# MATERIAL start

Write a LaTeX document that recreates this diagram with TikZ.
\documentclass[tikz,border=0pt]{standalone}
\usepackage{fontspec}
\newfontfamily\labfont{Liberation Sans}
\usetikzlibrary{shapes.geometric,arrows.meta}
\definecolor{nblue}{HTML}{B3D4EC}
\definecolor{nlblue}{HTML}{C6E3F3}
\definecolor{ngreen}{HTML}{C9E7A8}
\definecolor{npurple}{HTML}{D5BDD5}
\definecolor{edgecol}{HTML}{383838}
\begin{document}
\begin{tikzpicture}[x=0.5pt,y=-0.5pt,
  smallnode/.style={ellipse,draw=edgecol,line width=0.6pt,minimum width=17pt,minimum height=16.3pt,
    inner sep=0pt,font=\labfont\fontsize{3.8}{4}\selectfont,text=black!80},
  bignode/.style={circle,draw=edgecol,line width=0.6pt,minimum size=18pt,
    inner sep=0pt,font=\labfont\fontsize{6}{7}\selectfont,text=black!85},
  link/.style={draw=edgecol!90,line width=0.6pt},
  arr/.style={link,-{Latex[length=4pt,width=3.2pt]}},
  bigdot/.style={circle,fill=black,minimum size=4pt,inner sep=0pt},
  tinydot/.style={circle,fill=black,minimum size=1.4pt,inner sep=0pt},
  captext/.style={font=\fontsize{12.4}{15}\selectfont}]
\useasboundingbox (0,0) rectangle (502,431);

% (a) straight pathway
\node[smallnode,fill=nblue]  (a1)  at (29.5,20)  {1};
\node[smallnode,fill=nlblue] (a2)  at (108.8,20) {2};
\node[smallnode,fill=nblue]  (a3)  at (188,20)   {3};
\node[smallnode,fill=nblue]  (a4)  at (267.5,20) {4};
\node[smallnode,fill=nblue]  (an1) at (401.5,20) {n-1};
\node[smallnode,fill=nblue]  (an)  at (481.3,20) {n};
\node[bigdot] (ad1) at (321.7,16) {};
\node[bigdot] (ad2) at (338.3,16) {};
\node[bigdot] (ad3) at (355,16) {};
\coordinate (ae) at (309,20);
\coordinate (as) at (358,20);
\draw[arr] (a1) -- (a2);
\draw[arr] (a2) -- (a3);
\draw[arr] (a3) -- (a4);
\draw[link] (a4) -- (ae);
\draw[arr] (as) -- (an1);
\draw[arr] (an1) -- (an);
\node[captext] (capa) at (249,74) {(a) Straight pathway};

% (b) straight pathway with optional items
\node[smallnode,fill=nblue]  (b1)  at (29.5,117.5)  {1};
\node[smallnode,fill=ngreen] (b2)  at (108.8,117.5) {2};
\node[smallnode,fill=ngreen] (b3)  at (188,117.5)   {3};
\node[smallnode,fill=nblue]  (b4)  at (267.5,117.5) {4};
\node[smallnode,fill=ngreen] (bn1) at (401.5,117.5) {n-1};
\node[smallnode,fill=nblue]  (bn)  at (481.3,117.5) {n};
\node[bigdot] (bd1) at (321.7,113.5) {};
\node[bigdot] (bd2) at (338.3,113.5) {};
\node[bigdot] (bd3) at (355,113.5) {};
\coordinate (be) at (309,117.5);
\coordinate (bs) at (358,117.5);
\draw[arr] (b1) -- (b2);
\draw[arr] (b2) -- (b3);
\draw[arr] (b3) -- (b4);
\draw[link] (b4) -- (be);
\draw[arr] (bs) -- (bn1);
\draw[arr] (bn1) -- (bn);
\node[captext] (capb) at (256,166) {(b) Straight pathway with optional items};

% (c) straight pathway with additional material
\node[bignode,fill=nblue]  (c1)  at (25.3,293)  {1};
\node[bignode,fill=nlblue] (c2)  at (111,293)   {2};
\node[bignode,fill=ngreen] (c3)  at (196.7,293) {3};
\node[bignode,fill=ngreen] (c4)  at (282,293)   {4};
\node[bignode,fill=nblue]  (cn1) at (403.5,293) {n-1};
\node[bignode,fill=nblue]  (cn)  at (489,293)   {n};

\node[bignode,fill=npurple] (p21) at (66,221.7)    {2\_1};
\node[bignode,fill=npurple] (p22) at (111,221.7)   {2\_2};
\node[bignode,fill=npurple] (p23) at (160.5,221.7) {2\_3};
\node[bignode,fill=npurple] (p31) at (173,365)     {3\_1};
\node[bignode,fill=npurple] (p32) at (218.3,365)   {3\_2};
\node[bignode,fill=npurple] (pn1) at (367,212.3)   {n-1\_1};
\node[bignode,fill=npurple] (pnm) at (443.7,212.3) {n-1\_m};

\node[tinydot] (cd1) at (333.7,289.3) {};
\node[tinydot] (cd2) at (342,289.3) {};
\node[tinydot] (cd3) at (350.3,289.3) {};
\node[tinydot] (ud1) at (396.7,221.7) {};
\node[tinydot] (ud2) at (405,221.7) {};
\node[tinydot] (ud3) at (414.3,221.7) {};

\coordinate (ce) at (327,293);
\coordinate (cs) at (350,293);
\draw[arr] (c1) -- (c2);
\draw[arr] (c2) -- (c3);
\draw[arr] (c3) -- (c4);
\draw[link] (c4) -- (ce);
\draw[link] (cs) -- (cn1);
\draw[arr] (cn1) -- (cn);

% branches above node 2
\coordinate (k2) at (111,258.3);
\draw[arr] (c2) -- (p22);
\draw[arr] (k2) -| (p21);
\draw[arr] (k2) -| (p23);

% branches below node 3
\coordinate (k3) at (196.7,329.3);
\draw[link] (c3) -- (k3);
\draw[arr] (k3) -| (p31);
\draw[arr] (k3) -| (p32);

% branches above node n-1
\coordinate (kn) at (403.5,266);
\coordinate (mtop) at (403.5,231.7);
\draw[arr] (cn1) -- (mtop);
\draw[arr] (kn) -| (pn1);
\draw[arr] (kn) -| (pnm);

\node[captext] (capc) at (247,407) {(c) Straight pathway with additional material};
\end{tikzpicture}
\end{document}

# MATERIAL end

Print, unaltered, every line from the beginning of the material down to the line with "(0,0) rectangle (502,431);".

EXERCISE ANSWER -
Write a LaTeX document that recreates this diagram with TikZ.
\documentclass[tikz,border=0pt]{standalone}
\usepackage{fontspec}
\newfontfamily\labfont{Liberation Sans}
\usetikzlibrary{shapes.geometric,arrows.meta}
\definecolor{nblue}{HTML}{B3D4EC}
\definecolor{nlblue}{HTML}{C6E3F3}
\definecolor{ngreen}{HTML}{C9E7A8}
\definecolor{npurple}{HTML}{D5BDD5}
\definecolor{edgecol}{HTML}{383838}
\begin{document}
\begin{tikzpicture}[x=0.5pt,y=-0.5pt,
  smallnode/.style={ellipse,draw=edgecol,line width=0.6pt,minimum width=17pt,minimum height=16.3pt,
    inner sep=0pt,font=\labfont\fontsize{3.8}{4}\selectfont,text=black!80},
  bignode/.style={circle,draw=edgecol,line width=0.6pt,minimum size=18pt,
    inner sep=0pt,font=\labfont\fontsize{6}{7}\selectfont,text=black!85},
  link/.style={draw=edgecol!90,line width=0.6pt},
  arr/.style={link,-{Latex[length=4pt,width=3.2pt]}},
  bigdot/.style={circle,fill=black,minimum size=4pt,inner sep=0pt},
  tinydot/.style={circle,fill=black,minimum size=1.4pt,inner sep=0pt},
  captext/.style={font=\fontsize{12.4}{15}\selectfont}]
\useasboundingbox (0,0) rectangle (502,431);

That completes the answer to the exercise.